Как я упомянул, эта школа мысли всего опаснее с официальной точки зрения, ибо недвусмысленно ставит под сомнение саму природу государства, построенного исламабадским правящим классом – генералами и политиками. Поскольку Джинна умер в 1948-м, вскоре после возникновения Пакистана, можно лишь гадать о том, как развивалась бы страна, проживи ее создатель подольше. По всей вероятности, ключевые принципы, исповедовавшиеся Каид-и-Азамом, были отринуты. Пакистан сделался не умеренно-терпимым государством, а душной исламской средой, в которой экстремизм вознаграждался политическими уступками и дарованными преимуществами, пока военные и политические партии наперегонки стремились дорваться до власти. Спиртное запретили, сельские школы для девочек сожгли дотла. Что до автономии, она была мифом. Собеседники – белуджи и синдхи – вполне доказали мне это.
Гробница Джинны походит на двухмерную, плоскую театральную декорацию – как походит на нее и весь Пакистан, обладающий только внешними признаками государства.
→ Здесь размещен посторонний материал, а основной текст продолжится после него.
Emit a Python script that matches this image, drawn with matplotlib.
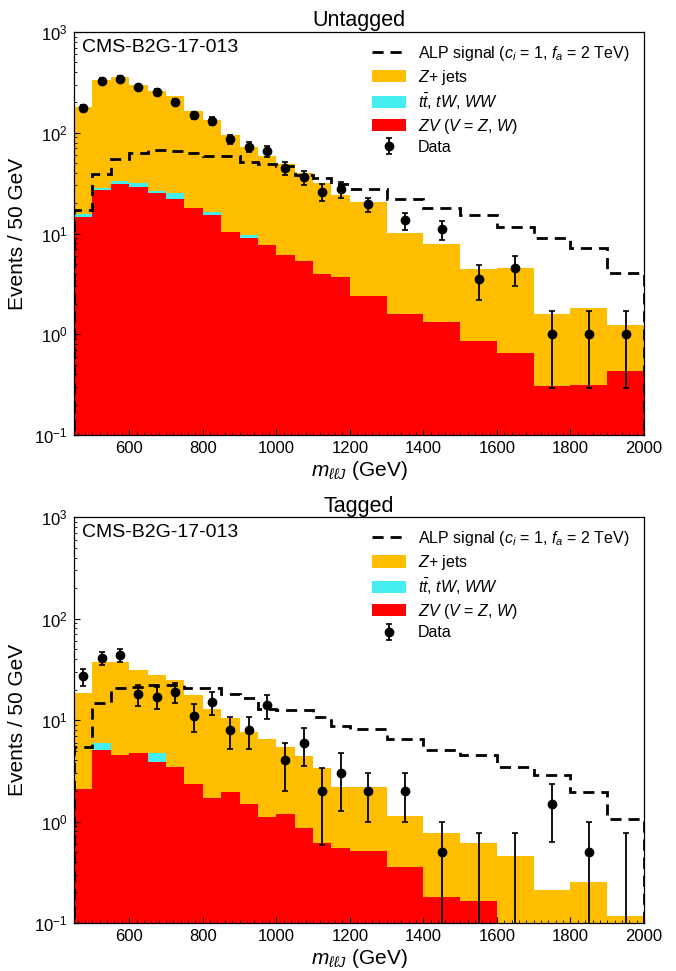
import numpy as np
import matplotlib
matplotlib.use('Agg')
import matplotlib.pyplot as plt
from matplotlib.ticker import MultipleLocator, LogLocator

plt.rcParams['font.family'] = ['Liberation Sans', 'DejaVu Sans']
plt.rcParams['mathtext.fontset'] = 'custom'
plt.rcParams['mathtext.rm'] = 'Liberation Sans'
plt.rcParams['mathtext.it'] = 'Liberation Sans:italic'
plt.rcParams['mathtext.bf'] = 'Liberation Sans:bold'

# bin edges in m_llJ (GeV): 50 GeV bins up to 1200, then 100 GeV bins
edges = np.array([450, 500, 550, 600, 650, 700, 750, 800, 850, 900, 950, 1000,
                  1050, 1100, 1150, 1200, 1300, 1400, 1500, 1600, 1700, 1800,
                  1900, 2000])
centers = np.array([475, 525, 575, 625, 675, 725, 775, 825, 875, 925, 975, 1025,
                    1075, 1125, 1175, 1250, 1350, 1450, 1550, 1650, 1750, 1850,
                    1950])

# ---- Untagged ----
untag_zv = [14.5, 27.1, 31.0, 28.8, 25.1, 22.0, 17.8, 15.3, 10.4, 9.0, 7.66,
            6.14, 5.35, 3.97, 3.68, 2.40, 1.59, 1.31, 0.865, 0.658, 0.307,
            0.312, 0.433]
untag_tt = [1.0, 1.0, 2.3, 2.7, 1.4, 3.5, 0.0, 1.0, 0.0, 0.6, 0.0, 0.0, 0.0,
            0.0, 0.0, 0.0, 0.0, 0.0, 0.0, 0.0, 0.0, 0.0, 0.0]
untag_zjets = [165.5, 305.9, 322.7, 266.5, 233.5, 206.5, 146.2, 117.7, 84.6,
               63.2, 51.8, 42.6, 34.4, 27.6, 20.4, 18.3, 8.5, 6.59, 3.56,
               3.94, 1.27, 1.51, 0.81]
untag_sig = [17.1, 38.7, 55.3, 62.6, 68.0, 66.4, 62.6, 58.9, 58.5, 50.9, 49.0,
             46.9, 38.5, 35.4, 31.0, 27.7, 22.0, 17.9, 15.1, 11.5, 9.1, 7.2, 4.04]
untag_data = [177, 329, 344, 282, 256, 204, 150, 131, 86, 73, 66, 45, 36, 26,
              27.5, 19.5, 13.5, 11, 3.5, 4.5, 1.0, 1.0, 1.0]
untag_err_lo = [13.3, 18.1, 18.5, 16.8, 16.0, 14.3, 12.2, 11.4, 9.3, 8.5, 8.1,
                6.7, 6.0, 5.1, 5.2, 3.1, 2.6, 2.35, 1.32, 1.5, 0.71, 0.71, 0.71]
untag_err_hi = untag_err_lo

# ---- Tagged ----
tag_zv = [2.1, 5.1, 4.5, 4.7, 3.9, 3.45, 2.32, 1.69, 1.94, 1.48, 1.1, 1.2,
          0.857, 0.61, 0.544, 0.51, 0.359, 0.18, 0.165, 0.05, 0.05, 0.05, 0.05]
tag_tt = [0.0, 0.9, 0.0, 0.0, 0.8, 0.0, 0.0, 0.0, 0.0, 0.0, 0.0, 0.0,
          0.0, 0.0, 0.0, 0.0, 0.0, 0.0, 0.0, 0.0, 0.0, 0.0, 0.0]
tag_zjets = [16.5, 31.0, 32.5, 26.4, 23.2, 21.35, 15.18, 11.31, 8.66, 6.19,
             5.36, 4.26, 3.55, 2.74, 1.656, 1.69, 0.771, 0.6, 0.455, 0.407,
             0.161, 0.205, 0.067]
tag_sig = [5.46, 14.6, 20.5, 21.3, 22.0, 22.2, 20.5, 20.5, 17.9, 16.6, 13.0,
           12.5, 12.6, 10.8, 8.8, 8.1, 6.46, 5.06, 4.52, 3.47, 2.87, 1.94, 1.06]
tag_data = [27, 41, 44, 18, 17, 19, 11, 15, 8, 8, 14, 4, 6, 2, 3, 2, 2, 0.5,
            0, 0, 1.5, 0.5, 0]
tag_err_lo = [5.2, 6.4, 6.6, 4.2, 4.1, 4.4, 3.3, 3.9, 2.8, 2.8, 3.7, 2.0, 2.45,
              1.41, 1.73, 1.0, 1.0, 0.5, 0.0, 0.0, 0.87, 0.5, 0.0]
tag_err_hi = [5.2, 6.4, 6.6, 4.2, 4.1, 4.4, 3.3, 3.9, 2.8, 2.8, 3.7, 2.0, 2.45,
              1.41, 1.73, 1.0, 1.0, 0.5, 0.78, 0.78, 0.87, 0.5, 0.78]

c_zjets = '#ffbd00'
c_tt = '#44eeee'
c_zv = '#ff0000'


def draw(ax, zv, tt, zj, sig, data, elo, ehi, title):
    zv = np.array(zv)
    tt = np.array(tt)
    zj = np.array(zj)
    floor = 1e-3
    s1 = zv
    s2 = zv + tt
    s3 = zv + tt + zj
    ax.stairs(s3, edges, baseline=s2, fill=True, color=c_zjets, lw=0, label=r'$Z$+ jets')
    ax.stairs(s2, edges, baseline=s1, fill=True, color=c_tt, lw=0,
              label=r'$t\bar{t}$, $tW$, $WW$')
    ax.stairs(s1, edges, baseline=floor, fill=True, color=c_zv, lw=0,
              label=r'$ZV$ ($V$ = $Z$, $W$)')
    ax.stairs(sig, edges, color='black', ls=(0, (4, 2.5)), lw=2,
              label=r'ALP signal ($c_i$ = 1, $f_a$ = 2 TeV)')
    ax.errorbar(centers, data, yerr=[elo, ehi], fmt='o', color='black',
                ms=6, lw=1.3, capsize=2, capthick=1.2, label='Data')

    ax.set_yscale('log')
    ax.set_xlim(450, 2000)
    ax.set_ylim(0.1, 1000)
    ax.xaxis.set_major_locator(MultipleLocator(200))
    ax.xaxis.set_minor_locator(MultipleLocator(20))
    ax.yaxis.set_major_locator(LogLocator(base=10, numticks=10))
    ax.yaxis.set_minor_locator(LogLocator(base=10, subs=np.arange(2, 10), numticks=20))
    ax.tick_params(which='both', direction='in', top=False, right=False,
                   labelsize=12, pad=4.5)
    ax.tick_params(which='major', length=4.5, width=0.8)
    ax.tick_params(which='minor', length=2.2, width=0.6)
    for sp in ax.spines.values():
        sp.set_linewidth(0.9)

    ax.set_xlabel(r'$m_{\ell\ell J}$ (GeV)', fontsize=15, labelpad=2)
    ax.set_ylabel('Events / 50 GeV', fontsize=15, labelpad=5)
    ax.set_title(title, fontsize=15.5, pad=4)
    ax.text(0.014, 0.962, 'CMS-B2G-17-013', transform=ax.transAxes,
            fontsize=14, va='center', ha='left')

    h, l = ax.get_legend_handles_labels()
    order = [3, 0, 1, 2, 4]
    ax.legend([h[i] for i in order], [l[i] for i in order], loc='upper left',
              bbox_to_anchor=(0.509, 0.99), frameon=False, fontsize=11.5,
              borderpad=0, handlelength=2.1, handleheight=0.8,
              handletextpad=0.75, labelspacing=0.3)


fig = plt.figure(figsize=(6.76, 9.71), dpi=100)
ax1 = fig.add_axes([0.1095, 0.552, 0.8432, 0.415])
ax2 = fig.add_axes([0.1095, 0.0494, 0.8432, 0.418])

draw(ax1, untag_zv, untag_tt, untag_zjets, untag_sig, untag_data,
     untag_err_lo, untag_err_hi, 'Untagged')
draw(ax2, tag_zv, tag_tt, tag_zjets, tag_sig, tag_data,
     tag_err_lo, tag_err_hi, 'Tagged')

fig.savefig('out.png', dpi=100)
Чего стоит одна лишь могольско-сталинская архитектура правительственных зданий в Исламабаде! А в глазах многих народов, населяющих эту страну, Пакистан существует незаконно.
«Полуостров Индостан дал миру одного-единственного либерального, светского политика: Мохаммеда-Али Джинну. [Махатма] Ганди был обычным британским агентом из Южной Африки, сладкоречивым реакционером. Но после того как Джинна умер, нами правили и правят эти гангстеры, наемники пенджабцев – американские прихвостни. Вы знаете, отчего Инд обмелел: пенджабцы воруют нашу воду в верховьях реки! Синд – единственное древнее и законное государство в Пакистане».